Question

Let \[f\left( x \right) = 8{x^3} - 6{x^2} - 2x + 1\] , then
A.\[f\left( x \right) = 0\] has no root in \[\left( {0,1} \right)\]
B.\[f\left( x \right) = 0\] has at least one root in \[\left( {0,1} \right)\]
C.\[f'\left( c \right)\] vanishes for some \[c \in \left( {0,1} \right)\]
D.None

Answer 1

Hint: Here, we will find the root of the equation and the condition for differentiability. We will consider the function and find the root.

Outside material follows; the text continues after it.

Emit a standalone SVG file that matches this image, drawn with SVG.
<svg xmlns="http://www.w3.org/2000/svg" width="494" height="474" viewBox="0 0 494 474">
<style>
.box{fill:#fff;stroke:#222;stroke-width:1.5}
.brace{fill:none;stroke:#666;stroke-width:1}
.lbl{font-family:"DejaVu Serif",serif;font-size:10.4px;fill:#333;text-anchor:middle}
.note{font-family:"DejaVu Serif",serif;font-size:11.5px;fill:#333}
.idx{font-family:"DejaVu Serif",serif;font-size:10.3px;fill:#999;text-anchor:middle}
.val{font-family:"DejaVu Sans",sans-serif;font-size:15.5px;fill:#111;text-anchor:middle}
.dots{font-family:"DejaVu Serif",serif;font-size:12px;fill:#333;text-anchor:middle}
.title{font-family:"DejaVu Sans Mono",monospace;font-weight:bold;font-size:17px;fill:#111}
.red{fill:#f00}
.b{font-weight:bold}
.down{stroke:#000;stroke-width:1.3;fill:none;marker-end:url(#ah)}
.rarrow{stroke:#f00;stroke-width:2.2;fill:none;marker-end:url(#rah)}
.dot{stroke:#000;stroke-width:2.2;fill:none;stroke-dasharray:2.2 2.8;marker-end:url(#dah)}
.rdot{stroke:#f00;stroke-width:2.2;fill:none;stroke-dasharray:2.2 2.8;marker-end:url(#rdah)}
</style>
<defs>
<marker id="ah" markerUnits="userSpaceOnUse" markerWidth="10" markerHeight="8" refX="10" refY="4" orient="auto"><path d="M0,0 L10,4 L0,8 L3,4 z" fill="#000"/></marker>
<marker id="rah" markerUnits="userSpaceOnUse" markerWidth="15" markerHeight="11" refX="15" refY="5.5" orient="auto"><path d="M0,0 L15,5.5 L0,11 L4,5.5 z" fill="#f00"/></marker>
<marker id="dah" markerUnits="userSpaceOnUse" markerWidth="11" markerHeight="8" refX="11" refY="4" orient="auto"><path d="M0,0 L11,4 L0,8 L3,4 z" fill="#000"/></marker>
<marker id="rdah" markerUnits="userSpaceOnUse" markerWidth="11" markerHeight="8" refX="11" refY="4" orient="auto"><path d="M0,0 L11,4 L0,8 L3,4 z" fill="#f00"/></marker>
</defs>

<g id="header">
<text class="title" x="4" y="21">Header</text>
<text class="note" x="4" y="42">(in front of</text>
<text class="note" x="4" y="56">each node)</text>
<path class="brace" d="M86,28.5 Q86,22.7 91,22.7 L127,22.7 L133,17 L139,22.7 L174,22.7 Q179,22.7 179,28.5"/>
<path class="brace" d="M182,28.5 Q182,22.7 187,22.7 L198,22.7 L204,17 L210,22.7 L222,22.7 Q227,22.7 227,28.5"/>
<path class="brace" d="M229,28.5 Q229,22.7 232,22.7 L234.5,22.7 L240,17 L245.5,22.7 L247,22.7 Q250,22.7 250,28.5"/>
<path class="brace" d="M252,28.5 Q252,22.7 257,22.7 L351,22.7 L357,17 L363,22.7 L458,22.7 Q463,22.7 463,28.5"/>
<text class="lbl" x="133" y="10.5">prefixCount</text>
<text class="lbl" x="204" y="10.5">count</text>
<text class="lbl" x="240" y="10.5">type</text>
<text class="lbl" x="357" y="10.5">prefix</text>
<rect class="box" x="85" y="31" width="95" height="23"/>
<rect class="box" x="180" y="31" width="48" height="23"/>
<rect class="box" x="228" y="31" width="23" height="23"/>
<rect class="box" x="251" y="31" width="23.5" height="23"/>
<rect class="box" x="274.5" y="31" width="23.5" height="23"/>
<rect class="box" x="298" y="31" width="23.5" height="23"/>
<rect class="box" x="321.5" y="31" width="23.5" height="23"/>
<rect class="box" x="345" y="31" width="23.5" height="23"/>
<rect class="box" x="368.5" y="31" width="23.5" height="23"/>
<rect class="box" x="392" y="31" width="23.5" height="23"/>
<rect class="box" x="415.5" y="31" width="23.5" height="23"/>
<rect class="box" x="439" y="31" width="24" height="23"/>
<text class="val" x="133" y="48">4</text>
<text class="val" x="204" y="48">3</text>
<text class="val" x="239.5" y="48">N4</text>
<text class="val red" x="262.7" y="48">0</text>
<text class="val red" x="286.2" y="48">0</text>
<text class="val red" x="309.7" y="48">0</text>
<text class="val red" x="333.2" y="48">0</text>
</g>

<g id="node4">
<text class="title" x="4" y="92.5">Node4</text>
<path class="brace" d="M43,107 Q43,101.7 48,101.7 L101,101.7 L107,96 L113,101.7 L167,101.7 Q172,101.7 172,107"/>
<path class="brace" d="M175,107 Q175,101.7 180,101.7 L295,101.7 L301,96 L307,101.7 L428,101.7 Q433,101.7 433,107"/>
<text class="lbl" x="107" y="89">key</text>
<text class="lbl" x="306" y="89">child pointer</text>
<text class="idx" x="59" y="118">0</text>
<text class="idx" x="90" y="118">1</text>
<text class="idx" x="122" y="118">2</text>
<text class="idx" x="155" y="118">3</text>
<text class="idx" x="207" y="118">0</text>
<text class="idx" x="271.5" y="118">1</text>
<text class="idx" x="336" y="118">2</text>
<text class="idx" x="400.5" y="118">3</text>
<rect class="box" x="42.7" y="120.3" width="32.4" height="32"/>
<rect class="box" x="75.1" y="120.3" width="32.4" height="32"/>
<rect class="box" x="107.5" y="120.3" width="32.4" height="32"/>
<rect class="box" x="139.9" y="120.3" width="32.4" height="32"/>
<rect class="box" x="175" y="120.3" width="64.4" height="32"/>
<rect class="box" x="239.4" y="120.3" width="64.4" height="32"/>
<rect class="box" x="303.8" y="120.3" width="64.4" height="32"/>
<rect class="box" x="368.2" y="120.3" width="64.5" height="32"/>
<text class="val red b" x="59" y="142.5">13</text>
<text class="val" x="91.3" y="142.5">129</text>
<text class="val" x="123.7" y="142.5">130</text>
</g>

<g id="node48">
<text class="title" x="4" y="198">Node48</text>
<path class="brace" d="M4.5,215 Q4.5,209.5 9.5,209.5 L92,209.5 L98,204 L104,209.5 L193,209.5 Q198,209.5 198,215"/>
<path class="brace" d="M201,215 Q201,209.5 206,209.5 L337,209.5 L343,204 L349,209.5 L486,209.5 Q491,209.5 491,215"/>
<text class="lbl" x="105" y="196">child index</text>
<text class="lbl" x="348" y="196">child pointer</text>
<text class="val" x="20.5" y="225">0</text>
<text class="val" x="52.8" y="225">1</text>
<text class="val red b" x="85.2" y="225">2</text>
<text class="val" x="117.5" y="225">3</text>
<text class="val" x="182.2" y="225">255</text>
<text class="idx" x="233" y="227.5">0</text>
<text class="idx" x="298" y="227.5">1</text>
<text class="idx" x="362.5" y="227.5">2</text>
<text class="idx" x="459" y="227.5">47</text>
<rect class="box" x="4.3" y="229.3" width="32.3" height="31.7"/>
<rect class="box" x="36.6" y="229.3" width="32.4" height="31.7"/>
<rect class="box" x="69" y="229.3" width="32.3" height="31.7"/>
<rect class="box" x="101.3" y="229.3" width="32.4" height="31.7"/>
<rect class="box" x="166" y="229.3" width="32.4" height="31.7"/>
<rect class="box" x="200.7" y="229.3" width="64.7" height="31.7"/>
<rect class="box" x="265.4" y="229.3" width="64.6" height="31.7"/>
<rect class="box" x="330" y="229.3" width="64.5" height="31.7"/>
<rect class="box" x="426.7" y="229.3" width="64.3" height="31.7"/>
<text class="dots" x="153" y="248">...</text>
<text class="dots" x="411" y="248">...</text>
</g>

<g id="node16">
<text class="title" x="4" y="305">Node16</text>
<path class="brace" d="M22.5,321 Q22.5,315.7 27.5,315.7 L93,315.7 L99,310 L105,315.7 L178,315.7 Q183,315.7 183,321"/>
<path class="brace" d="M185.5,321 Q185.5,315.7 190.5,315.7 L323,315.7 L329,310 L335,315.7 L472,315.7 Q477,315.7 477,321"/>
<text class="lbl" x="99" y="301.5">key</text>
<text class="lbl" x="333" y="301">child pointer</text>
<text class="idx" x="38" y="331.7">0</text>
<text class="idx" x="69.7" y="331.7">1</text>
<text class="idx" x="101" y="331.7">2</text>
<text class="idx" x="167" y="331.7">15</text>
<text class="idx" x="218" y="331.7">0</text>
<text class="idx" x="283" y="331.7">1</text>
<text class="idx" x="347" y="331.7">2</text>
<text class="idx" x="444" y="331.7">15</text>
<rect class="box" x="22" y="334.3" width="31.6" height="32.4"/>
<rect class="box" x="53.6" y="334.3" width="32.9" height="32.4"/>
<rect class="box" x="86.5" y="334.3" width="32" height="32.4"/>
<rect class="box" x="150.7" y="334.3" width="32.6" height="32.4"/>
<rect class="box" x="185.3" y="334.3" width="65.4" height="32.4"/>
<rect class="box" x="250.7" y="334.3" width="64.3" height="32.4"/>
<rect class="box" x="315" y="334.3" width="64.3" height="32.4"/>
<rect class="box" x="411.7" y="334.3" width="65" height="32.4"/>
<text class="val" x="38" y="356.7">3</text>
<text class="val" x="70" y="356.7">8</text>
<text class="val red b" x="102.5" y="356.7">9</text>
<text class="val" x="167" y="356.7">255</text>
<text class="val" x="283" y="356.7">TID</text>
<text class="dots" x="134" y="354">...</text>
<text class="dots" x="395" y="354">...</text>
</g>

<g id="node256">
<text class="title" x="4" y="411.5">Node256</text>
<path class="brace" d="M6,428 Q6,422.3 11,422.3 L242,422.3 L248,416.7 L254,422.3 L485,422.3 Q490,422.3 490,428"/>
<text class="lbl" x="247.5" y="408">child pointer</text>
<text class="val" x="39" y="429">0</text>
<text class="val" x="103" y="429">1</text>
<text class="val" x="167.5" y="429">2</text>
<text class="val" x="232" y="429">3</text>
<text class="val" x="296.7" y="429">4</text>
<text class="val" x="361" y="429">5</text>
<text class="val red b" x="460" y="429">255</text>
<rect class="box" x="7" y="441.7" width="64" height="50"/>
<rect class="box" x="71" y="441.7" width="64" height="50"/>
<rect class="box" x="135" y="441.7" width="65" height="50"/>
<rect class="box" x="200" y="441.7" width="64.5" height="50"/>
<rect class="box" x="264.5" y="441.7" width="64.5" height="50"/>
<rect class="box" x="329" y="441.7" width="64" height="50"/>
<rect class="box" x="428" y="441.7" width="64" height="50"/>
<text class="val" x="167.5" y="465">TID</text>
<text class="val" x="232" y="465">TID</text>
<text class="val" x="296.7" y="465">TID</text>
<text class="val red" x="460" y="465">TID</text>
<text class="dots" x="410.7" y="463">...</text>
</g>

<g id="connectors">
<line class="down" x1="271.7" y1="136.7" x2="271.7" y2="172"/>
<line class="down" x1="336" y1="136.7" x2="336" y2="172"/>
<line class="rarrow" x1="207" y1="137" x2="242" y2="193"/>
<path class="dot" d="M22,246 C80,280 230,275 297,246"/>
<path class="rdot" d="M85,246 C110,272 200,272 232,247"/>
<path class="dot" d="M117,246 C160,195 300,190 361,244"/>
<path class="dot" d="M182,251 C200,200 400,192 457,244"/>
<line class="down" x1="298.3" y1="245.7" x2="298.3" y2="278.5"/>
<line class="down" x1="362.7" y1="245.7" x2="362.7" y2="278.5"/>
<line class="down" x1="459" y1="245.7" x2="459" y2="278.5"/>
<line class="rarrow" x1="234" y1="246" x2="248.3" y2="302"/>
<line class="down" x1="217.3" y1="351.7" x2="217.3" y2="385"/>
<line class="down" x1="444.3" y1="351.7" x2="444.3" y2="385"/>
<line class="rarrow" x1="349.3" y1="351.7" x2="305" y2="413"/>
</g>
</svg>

Then by applying the Rolle’s theorem we will find the conditions of differentiability of the given equation.

Complete step-by-step answer:
Let the given polynomial \[f\left( x \right) = 8{x^3} - 6{x^2} - 2x + 1\].
By substituting \[x = 0\] in the polynomial \[f\left( x \right)\], we get
\[ \Rightarrow f\left( 0 \right) = 8{\left( 0 \right)^3} - 6{\left( 0 \right)^2} - 2\left( 0 \right) + 1\].
By subtracting the terms, we get
\[ \Rightarrow f\left( 0 \right) = 1\].
Now substituting \[x = 1\] in the polynomial \[f\left( x \right)\],we get
\[f\left( 1 \right) = 8{\left( 1 \right)^3} - 6{\left( 1 \right)^2} - 2\left( 1 \right) + 1\]
By subtracting the terms, we get
\[ \Rightarrow f\left( 1 \right) = 8 - 6 - 2 + 1\]
\[ \Rightarrow f\left( 1 \right) = 1\]
Since \[f\left( 0 \right) = f\left( 1 \right) = 1\] i.e., \[f\left( a \right) = f\left( b \right)\]
Now differentiating \[f\left( x \right) = 8{x^3} - 6{x^2} - 2x + 1\], we get
\[f'\left( x \right) = 24{x^2} - 12x - 2\]

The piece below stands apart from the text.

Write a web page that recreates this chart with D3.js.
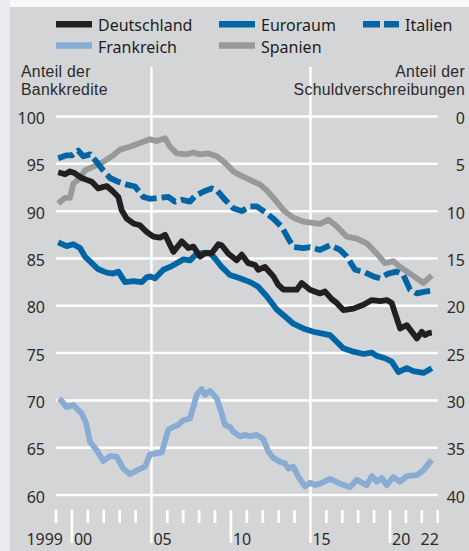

Applying Rolle’s theorem in the interval \[\left[ {0,1} \right]\] , we get
\[f'\left( x \right) = 24{x^2} - 12x - 2\]
\[ \Rightarrow f'\left( c \right) = 12{c^2} - 6c - 1\]
Now, \[f'\left( c \right) = 0\] vanishes at \[c \in \left( {0,1} \right)\]
So, the function vanishes for some \[c \in \left( {0,1} \right)\].
Therefore, the given polynomial \[f\left( x \right) = 8{x^3} - 6{x^2} - 2x + 1\], \[f\left( x \right) = 0\] has at least one root in \[\left( {0,1} \right)\] and \[f'\left( c \right)\] vanishes for some \[c \in \left( {0,1} \right)\].
Thus, option (B) and (C) are the correct answers.

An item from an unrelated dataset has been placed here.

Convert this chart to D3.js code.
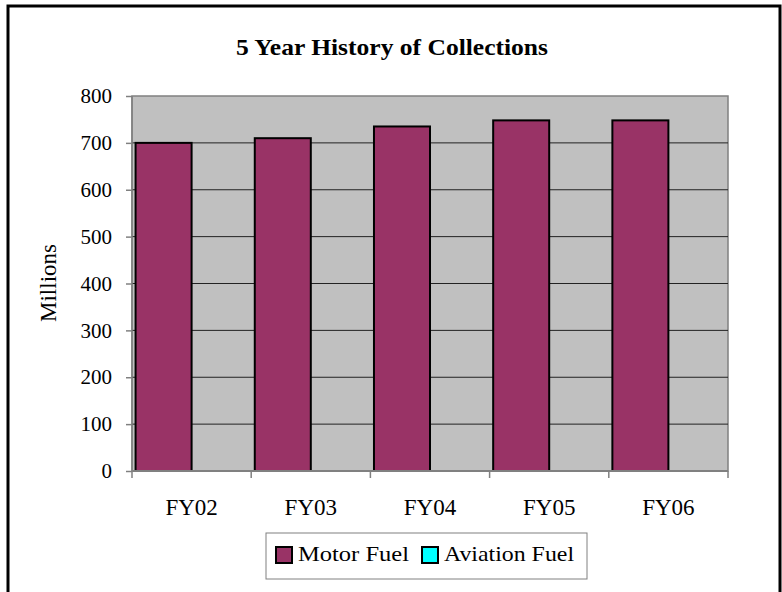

Note: We know that Rolle’s theorem states that suppose that a function \[f\left( x \right)\] is continuous on the closed interval \[\left[ {a,b} \right]\] and differentiable on the open interval \[\left( {a,b} \right)\] , then if \[f\left( a \right) = f\left( b \right)\] , then there exists at least one point \[c\] in the open interval \[\left( {a,b} \right)\]for which \[f'\left( c \right) = 0\] . The necessary conditions of Rolle’s theorem to be true is \[f\left( x \right)\] is continuous on the closed interval \[\left[ {a,b} \right]\] , \[f\left( x \right)\] is differentiable on the open interval and \[f\left( a \right) = f\left( b \right)\]. A continuous function is defined as a function when there is no abrupt change in the values of a function and always lies in the limits. A differentiable function is defined as a function whose derivative exists at all points of the interval.